Written by students for students of Japanese culture, the book catalogues a set of concepts that recur across Japanese social life: aimai, the cultivation of deliberate ambiguity in communication; chinmoku, the positive valuation of silence; giri, the web of social obligation that structures relationships; kenkyo, the performance of modesty; wabi-sabi, the aesthetic of impermanence and imperfection; zoto, the elaborate protocols of gift-giving. Each is explained, contextualised, and illustrated. The car manual analogy is hard to resist — the book tells you what the parts are called without quite teaching you to drive. It was written over twenty years ago, and Japan has not stood still.

 

But here is where the book's limitation becomes, unexpectedly, its most instructive quality.
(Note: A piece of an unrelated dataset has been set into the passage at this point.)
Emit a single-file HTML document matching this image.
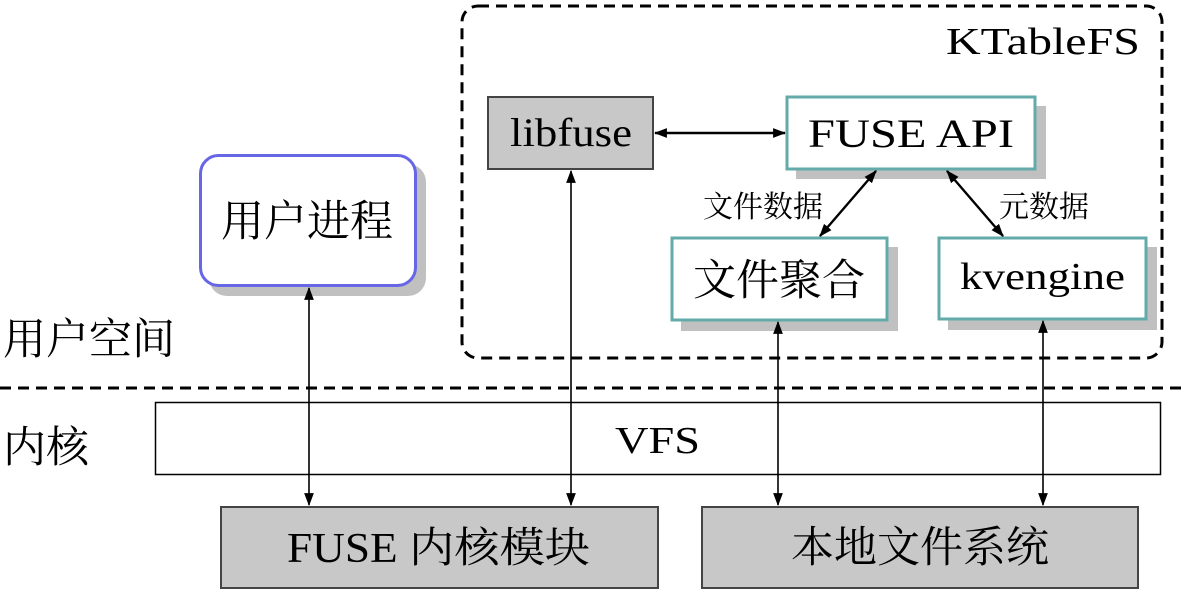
<!DOCTYPE html>
<html><head><meta charset="utf-8"><style>
body{margin:0;background:#fff}
svg text{font-family:"Liberation Serif","Noto Serif CJK SC",serif;fill:#000}
</style></head><body>
<svg width="1187" height="592" viewBox="0 0 1187 592" xmlns="http://www.w3.org/2000/svg">
<defs>
<marker id="a" viewBox="0 0 12 10" refX="11" refY="5" markerWidth="13" markerHeight="11" markerUnits="userSpaceOnUse" orient="auto-start-reverse"><path d="M0,0.5 L12,5 L0,9.5 Z" fill="#000"/></marker>
</defs>
<rect x="462" y="6" width="700" height="352" rx="16" fill="none" stroke="#000" stroke-width="3" stroke-dasharray="11,7"/>
<line x1="0" y1="388" x2="1187" y2="388" stroke="#000" stroke-width="3" stroke-dasharray="11,7"/>
<text x="946" y="54" font-size="38" textLength="194" lengthAdjust="spacingAndGlyphs">KTableFS</text>
<rect x="209" y="164" width="217" height="132" rx="18" fill="#c0c0c0"/>
<rect x="796" y="106" width="250" height="73" fill="#c0c0c0"/>
<rect x="681" y="247" width="217" height="84" fill="#c0c0c0"/>
<rect x="948" y="247" width="209" height="83" fill="#c0c0c0"/>
<rect x="200.5" y="155.5" width="215" height="130" rx="18" fill="#fff" stroke="#6666e6" stroke-width="3"/>
<text x="307" y="236" font-size="43" text-anchor="middle">用户进程</text>
<rect x="488" y="97" width="165" height="72" fill="#c8c8c8" stroke="#444" stroke-width="2"/>
<text x="510" y="146" font-size="40" textLength="122" lengthAdjust="spacingAndGlyphs">libfuse</text>
<rect x="787" y="97" width="248" height="72" fill="#fff" stroke="#63aaaa" stroke-width="3"/>
<text x="808" y="147" font-size="40" textLength="206" lengthAdjust="spacingAndGlyphs">FUSE API</text>
<rect x="672" y="238" width="215" height="82" fill="#fff" stroke="#63aaaa" stroke-width="3"/>
<text x="779" y="295" font-size="43" text-anchor="middle">文件聚合</text>
<rect x="939" y="238" width="207" height="81" fill="#fff" stroke="#63aaaa" stroke-width="3"/>
<text x="960" y="289" font-size="38" textLength="165" lengthAdjust="spacingAndGlyphs">kvengine</text>
<rect x="155.5" y="402.5" width="1005" height="72" fill="#fff" stroke="#000" stroke-width="1.5"/>
<text x="615" y="453" font-size="38" textLength="85" lengthAdjust="spacingAndGlyphs">VFS</text>
<rect x="221" y="507" width="437" height="81" fill="#c8c8c8" stroke="#444" stroke-width="2"/>
<text x="287" y="562" font-size="42" textLength="303" lengthAdjust="spacingAndGlyphs">FUSE 内核模块</text>
<rect x="702" y="507" width="436" height="81" fill="#c8c8c8" stroke="#444" stroke-width="2"/>
<text x="920" y="562" font-size="43" text-anchor="middle">本地文件系统</text>
<text x="3" y="354" font-size="43">用户空间</text>
<text x="3" y="462" font-size="43">内核</text>
<text x="763" y="217" font-size="30" text-anchor="middle">文件数据</text>
<text x="1044" y="217" font-size="30" text-anchor="middle">元数据</text>
<g stroke="#000" stroke-width="1.6" fill="none">
<line x1="309" y1="288" x2="309" y2="505" marker-start="url(#a)" marker-end="url(#a)"/>
<line x1="571" y1="171" x2="571" y2="505" marker-start="url(#a)" marker-end="url(#a)"/>
<line x1="778" y1="322" x2="778" y2="505" marker-start="url(#a)" marker-end="url(#a)"/>
<line x1="1043" y1="321" x2="1043" y2="505" marker-start="url(#a)" marker-end="url(#a)"/>
<g stroke-width="2.4">
<line x1="655" y1="133" x2="785" y2="133" marker-start="url(#a)" marker-end="url(#a)"/>
<line x1="876" y1="171" x2="820" y2="236" marker-start="url(#a)" marker-end="url(#a)"/>
<line x1="947" y1="171" x2="1003" y2="236" marker-start="url(#a)" marker-end="url(#a)"/>
</g>
</g>
</svg>
</body></html>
The concepts it describes are not static properties of Japanese culture. They are sites of ongoing negotiation — things the culture is simultaneously committed to and arguing about, embodying and questioning, passing on to the next generation and watching that generation push back against. The gap between what the book catalogues and what contemporary Japan is actually doing with those concepts is not a sign that the book is wrong. It is a measure of how much is at stake in the argument.

 

The Japanese TV series Extremely Inappropriate!, which topped domestic ratings in 2024, makes that argument visible through comedy. Its premise — a man from the Showa era (1926-89) transported into the present — uses the distance between two Japans to examine what has changed and, more pointedly, what the culture thinks about having changed. The Showa workplace of 1980s it satirises was structured around giri and chinmoku in their most demanding forms: total commitment, unquestioned hierarchy, the suppression of individual need in the service of collective obligation. The Reiwa workplace that replaces it — with its compliance rules, its overtime restrictions, its culture of apology — is presented as both genuinely more humane and slightly comic in its anxieties. The show's popularity suggests that Japanese audiences recognise both versions of themselves in the mirror, and are not entirely sure which one they prefer.

 

Sayaka Murata's Convenience Store Woman, published in 2016, approaches the same territory from a quieter and more unsettling angle. Its protagonist Keiko Furukura has worked in the same convenience store for eighteen years, finding in its routines and protocols a clarity and order that the world outside cannot offer her. She is expected, by everyone around her, to want something else — a career, a husband, a life legible to the social structures that the book's concepts describe. She doesn't. Her contentment is read as pathology; her resistance to the script is experienced by others as a kind of aggression, even though she intends none. Murata uses Keiko not to celebrate non-conformity in any simple sense but to expose how much invisible pressure the concepts of obligation, modesty, and social harmony exert — and what it costs, quietly and continuously, to live outside them.

 

Together the two works suggest that The Japanese Mind is most useful not as a description of what Japanese culture is but as a catalogue of what it is perpetually negotiating with itself about. The concepts are real. So is the friction they generate.